Caladenia bryceana is a species of flowering plant in the orchid family Orchidaceae and is endemic to the south-west of Western Australia. It is a dwarf spider orchid with a single spreading, hairy leaf and a single green to apricot-coloured flower. There are two subspecies differing in the features of the labellum.

==Description==
Caladenia bryceana is a terrestrial, perennial, deciduous, herb with an underground tuber and a single hairy leaf 40–80 mm long and 5–12 mm wide. Usually, there is only a single pale green to apricot-coloured flower. The dorsal sepal is erect to slightly curved forwards 8–22 mm long and 1.5–2.0 mm wide, the lateral sepals broadly crescent-moon shaped, 7–10 mm long and 2–3 mm wide, and the petals linear, 9–11 mm long and 1.0–1.5 mm long. The labellum is two-tone green and ends in a dark maroon tip, with a dense band of tall calli along the centre of the labellum but ending short of the maroon tip. Flowering occurs from August to October.

==Taxonomy and naming==
Caladenia bryceana was first formally described by Richard Rogers in 1914 from a specimen collected near Gnowangerup. The description was published in Transactions and Proceedings of the Royal Society of South Australia). The specific epithet (bryceana) honours Frances Bryce MacIntyre.

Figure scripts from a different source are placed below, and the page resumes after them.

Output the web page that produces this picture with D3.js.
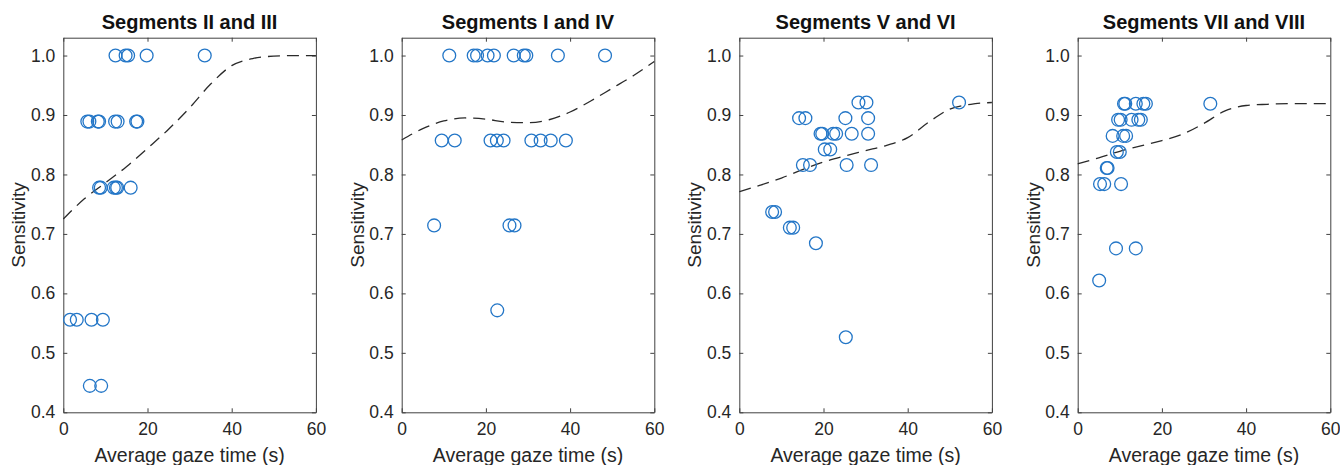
<!DOCTYPE html>
<html>
<head>
<meta charset="utf-8">
<script src="https://cdn.jsdelivr.net/npm/d3@7"></script>
<style>
  html, body { margin: 0; padding: 0; background: #fff; }
  svg { display: block; font-family: "Liberation Sans", Arial, sans-serif; }
</style>
</head>
<body>
<svg id="chart" width="1340" height="465"></svg>
<script>
// ---- Data ----
const titles = ["Segments II and III", "Segments I and IV", "Segments V and VI", "Segments VII and VIII"];
const xLabel = "Average gaze time (s)";
const yLabel = "Sensitivity";
const xTicks = [0, 20, 40, 60];
const yTicks = [0.4, 0.5, 0.6, 0.7, 0.8, 0.9, 1.0];

// Panel 1: Segments II and III
const p1x = [12.4, 14.8, 15.4, 19.8, 33.6,
             5.7, 6.2, 8.2, 8.5, 12.3, 12.9, 17.3, 17.6,
             8.5, 8.9, 12.0, 12.5, 12.8, 16.0,
             1.6, 3.2, 6.7, 9.4,
             6.3, 9.0];
const p1y = [1, 1, 1, 1, 1,
             8/9, 8/9, 8/9, 8/9, 8/9, 8/9, 8/9, 8/9,
             7/9, 7/9, 7/9, 7/9, 7/9, 7/9,
             5/9, 5/9, 5/9, 5/9,
             4/9, 4/9];
const p1fitX = [0, 5, 10, 15, 20, 25, 30, 35, 40, 45, 50, 55, 60];
const p1fitY = [0.725, 0.759, 0.786, 0.813, 0.844, 0.876, 0.912, 0.952, 0.983, 0.995, 0.999, 1.0, 1.0];

// Panel 2: Segments I and IV
const p2x = [11.3, 17.1, 17.9, 20.4, 21.9, 26.6, 29.0, 29.6, 37.1, 48.3,
             9.5, 12.6, 21.1, 22.6, 24.2, 30.8, 33.0, 35.4, 39.0,
             7.7, 25.6, 26.8,
             22.7];
const p2y = [1, 1, 1, 1, 1, 1, 1, 1, 1, 1,
             6/7, 6/7, 6/7, 6/7, 6/7, 6/7, 6/7, 6/7, 6/7,
             5/7, 5/7, 5/7,
             4/7];
const p2fitX = [0, 5, 10, 15, 20, 25, 30, 35, 40, 45, 50, 55, 60];
const p2fitY = [0.858, 0.877, 0.890, 0.895, 0.893, 0.888, 0.887, 0.892, 0.905, 0.924, 0.945, 0.966, 0.990];

// Panel 3: Segments V and VI
const p3x = [28.3, 30.2, 52.2,
             14.2, 15.7, 25.2, 30.6,
             19.3, 19.7, 22.3, 23.0, 26.7, 30.6,
             20.3, 21.6,
             15.1, 16.8, 25.5, 31.3,
             7.8, 8.5,
             12.0, 12.8,
             18.2,
             25.3];
const p3y = [35/38, 35/38, 35/38,
             34/38, 34/38, 34/38, 34/38,
             33/38, 33/38, 33/38, 33/38, 33/38, 33/38,
             32/38, 32/38,
             31/38, 31/38, 31/38, 31/38,
             28/38, 28/38,
             27/38, 27/38,
             26/38,
             20/38];
const p3fitX = [0, 5, 10, 15, 20, 25, 30, 35, 40, 45, 50, 55, 60];
const p3fitY = [0.771, 0.782, 0.794, 0.808, 0.821, 0.831, 0.840, 0.849, 0.862, 0.888, 0.910, 0.918, 0.921];

// Panel 4: Segments VII and VIII
const p4x = [11.0, 11.3, 13.8, 15.6, 16.2, 31.5,
             9.6, 10.2, 12.8, 14.4, 15.0,
             8.3, 10.8, 11.5,
             9.3, 10.0,
             6.9, 7.1,
             5.3, 6.3, 10.3,
             9.1, 13.8,
             5.1];
const p4y = [34/37, 34/37, 34/37, 34/37, 34/37, 34/37,
             33/37, 33/37, 33/37, 33/37, 33/37,
             32/37, 32/37, 32/37,
             31/37, 31/37,
             30/37, 30/37,
             29/37, 29/37, 29/37,
             25/37, 25/37,
             23/37];
const p4fitX = [0, 5, 10, 15, 20, 25, 30, 35, 40, 45, 50, 55, 60];
const p4fitY = [0.818, 0.828, 0.839, 0.848, 0.857, 0.868, 0.886, 0.907, 0.916, 0.918, 0.919, 0.919, 0.919];

const panels = [
  { title: titles[0], xs: p1x, ys: p1y, fx: p1fitX, fy: p1fitY },
  { title: titles[1], xs: p2x, ys: p2y, fx: p2fitX, fy: p2fitY },
  { title: titles[2], xs: p3x, ys: p3y, fx: p3fitX, fy: p3fitY },
  { title: titles[3], xs: p4x, ys: p4y, fx: p4fitX, fy: p4fitY }
];

// ---- Layout ----
const svg = d3.select("#chart");
const axTop = 37.7, axH = 374.6, axW = 252.6;
const axLefts = [63.3, 401.7, 739.3, 1077.7];
const axisColor = "#404040";
const textColor = "#262626";
const markColor = "#2376c7";
const tickLen = 4;

panels.forEach((p, i) => {
  const x = d3.scaleLinear().domain([0, 60]).range([0, axW]);
  const y = d3.scaleLinear().domain([0.4, 1.03]).range([axH, 0]);
  const g = svg.append("g").attr("transform", `translate(${axLefts[i]},${axTop})`);

  const xb = g.append("g").attr("transform", `translate(0,${axH})`)
    .call(d3.axisBottom(x).tickValues(xTicks).tickFormat(d3.format("d")).tickSizeInner(-tickLen).tickSizeOuter(0).tickPadding(10));
  const xt = g.append("g")
    .call(d3.axisTop(x).tickValues(xTicks).tickFormat("").tickSizeInner(-tickLen).tickSizeOuter(0));
  const yl = g.append("g")
    .call(d3.axisLeft(y).tickValues(yTicks).tickFormat(d3.format(".1f")).tickSizeInner(-tickLen).tickSizeOuter(0).tickPadding(8));
  const yr = g.append("g").attr("transform", `translate(${axW},0)`)
    .call(d3.axisRight(y).tickValues(yTicks).tickFormat("").tickSizeInner(-tickLen).tickSizeOuter(0));

  [xb, xt, yl, yr].forEach(a => {
    a.select(".domain").attr("stroke", axisColor).attr("stroke-width", 1);
    a.selectAll(".tick line").attr("stroke", axisColor).attr("stroke-width", 1);
    a.selectAll(".tick text").attr("fill", textColor)
      .style("font-size", "17.5px").style("font-family", "'Liberation Sans', Arial, sans-serif");
  });

  const fit = p.fx.map((v, k) => [v, p.fy[k]]);
  g.append("path")
    .datum(fit)
    .attr("fill", "none")
    .attr("stroke", "#2a2a2a")
    .attr("stroke-width", 1.3)
    .attr("stroke-dasharray", "12,7")
    .attr("d", d3.line().x(d => x(d[0])).y(d => y(d[1])).curve(d3.curveMonotoneX));

  const pts = p.xs.map((v, k) => [v, p.ys[k]]);
  g.selectAll("circle.pt").data(pts).enter().append("circle")
    .attr("class", "pt")
    .attr("cx", d => x(d[0]))
    .attr("cy", d => y(d[1]))
    .attr("r", 6.4)
    .attr("fill", "none")
    .attr("stroke", markColor)
    .attr("stroke-width", 1.3);

  g.append("text")
    .attr("x", axW / 2).attr("y", -9)
    .attr("text-anchor", "middle")
    .attr("fill", "#111")
    .style("font-size", "20px").style("font-weight", "bold")
    .text(p.title);

  g.append("text")
    .attr("x", axW / 2).attr("y", axH + 50)
    .attr("text-anchor", "middle")
    .attr("fill", textColor)
    .style("font-size", "19.5px")
    .text(xLabel);

  g.append("text")
    .attr("transform", `translate(-38,${axH / 2}) rotate(-90)`)
    .attr("text-anchor", "middle")
    .attr("fill", textColor)
    .style("font-size", "19px")
    .text(yLabel);
});
</script>
</body>
</html>
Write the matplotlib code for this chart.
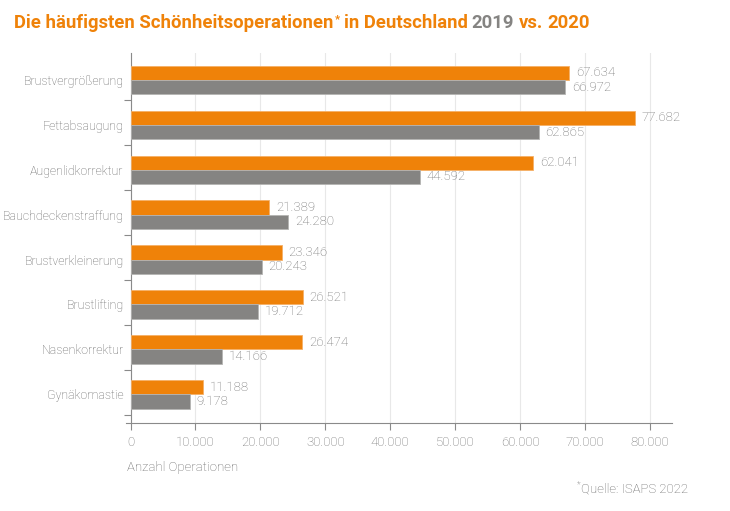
import numpy as np
import matplotlib
matplotlib.use("Agg")
from matplotlib import pyplot as plt

# Daten (ISAPS), Anzahl Operationen in Deutschland
categories = ["Brustvergrößerung", "Fettabsaugung", "Augenlidkorrektur",
              "Bauchdeckenstraffung", "Brustverkleinerung", "Brustlifting",
              "Nasenkorrektur", "Gynäkomastie"]
values_2020 = [67634, 77682, 62041, 21389, 23346, 26521, 26474, 11188]
values_2019 = [66972, 62865, 44592, 24280, 20243, 19712, 14166, 9178]
xticks = [0, 10000, 20000, 30000, 40000, 50000, 60000, 70000, 80000]

ORANGE = "#EF8209"
GREY = "#858482"
TEXT = "#666666"
LIGHT = "#6e6e6e"

plt.rcParams['font.family'] = ['Roboto', 'DejaVu Sans']
plt.rcParams['font.weight'] = 'light'

W, H = 730, 511


def fmt(v):
    return "{:,}".format(v).replace(",", ".")


fig = plt.figure(figsize=(W / 100, H / 100), dpi=100)
ax = fig.add_axes([126 / W, 1 - 422.5 / H, 546 / W, 369 / H])

y = np.arange(len(categories))
h = 0.318
ax.barh(y - h / 2, values_2020, height=h, color=ORANGE,
        edgecolor="#f5b067", linewidth=0.6, zorder=3)
ax.barh(y + h / 2, values_2019, height=h, color=GREY,
        edgecolor="#b5b4b2", linewidth=0.6, zorder=3)

for i in range(len(categories)):
    ax.annotate(fmt(values_2020[i]), (values_2020[i], y[i] - h / 2),
                xytext=(4.8, 0), textcoords="offset points", va="center",
                ha="left", fontsize=9.5, color=LIGHT)
    ax.annotate(fmt(values_2019[i]), (values_2019[i], y[i] + h / 2),
                xytext=(4.8, 0), textcoords="offset points", va="center",
                ha="left", fontsize=9.5, color=LIGHT)

ax.set_xlim(-700, 83430)
ax.set_ylim(len(categories) - 1 + 0.628, -0.59)

ax.set_xticks(xticks)
ax.set_xticklabels([fmt(t) for t in xticks])
ax.tick_params(axis="x", length=5, width=0.8, color="#8a8a8a", pad=5,
               labelsize=9.5, labelcolor=LIGHT)

ax.set_yticks(y)
ax.set_yticklabels(categories)
ax.set_yticks(y + 0.45, minor=True)
ax.tick_params(axis="y", which="major", length=0, pad=5, labelsize=8.9,
               labelcolor=TEXT)
ax.tick_params(axis="y", which="minor", length=5, width=0.8, color="#8a8a8a")

ax.grid(axis="x", color="#e8e8e8", linewidth=0.8, zorder=0)
ax.set_axisbelow(True)

for s in ["top", "right"]:
    ax.spines[s].set_visible(False)
ax.spines["left"].set_position(("data", 0))
for s in ["left", "bottom"]:
    ax.spines[s].set_color("#8a8a8a")
    ax.spines[s].set_linewidth(0.8)

fig.text(127 / W, 1 - 468 / H, "Anzahl Operationen", fontsize=9.5,
         color=TEXT, ha="left", va="center")

# Titel aus mehreren farbigen Teilen, nebeneinander gesetzt
fig.canvas.draw()
rend = fig.canvas.get_renderer()
parts = [("Die häufigsten Schönheitsoperationen", ORANGE, 13.35, 0, 0),
         ("*", ORANGE, 8, 6, 1),
         ("in Deutschland", ORANGE, 13.35, 0, 4),
         ("2019", GREY, 13.35, 0, 4.5),
         ("vs.", ORANGE, 13.35, 0, 4.5),
         ("2020", ORANGE, 13.35, 0, 4.5)]
x = 14
for txt, col, fs, dy, gap in parts:
    x += gap
    t = fig.text(x / W, 1 - (28.5 - dy) / H, txt, color=col, fontsize=fs,
                 fontweight="bold", va="baseline", ha="left")
    x = t.get_window_extent(rend).x1

# Quellenangabe mit hochgestelltem Stern
q = fig.text(688 / W, 1 - 489 / H, "Quelle: ISAPS 2022", fontsize=9.5,
             color=TEXT, ha="right", va="center")
qx = q.get_window_extent(rend).x0
fig.text((qx - 0.5) / W, 1 - 485 / H, "*", fontsize=6.5, color=TEXT,
         ha="right", va="center")

fig.savefig("out.png", dpi=100)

In 2001, Noel Hoffman and Andrew Brown described two subspecies of C. bryceana in the journal Nuytsia, and the names are accepted by the Australian Plant Census:
- Caladenia bryceana R.S.Rogers subsp. bryceana - dwarf spider orchid, has its labellum calli in a continuous band.
- Caladenia bryceana subsp. cracens Hopper & A.P.Br. - northern dwarf spider orchid, has it calli with a gap, usually in the middle of the band.

==Distribution and habitat==
This spider orchid grows along watercourses and in winter-west place in two widely disjunct populations in the Esperance Plains, Geraldton Sandplains, Jarrah Forest and Mallee bioregions of south-western Western Australia.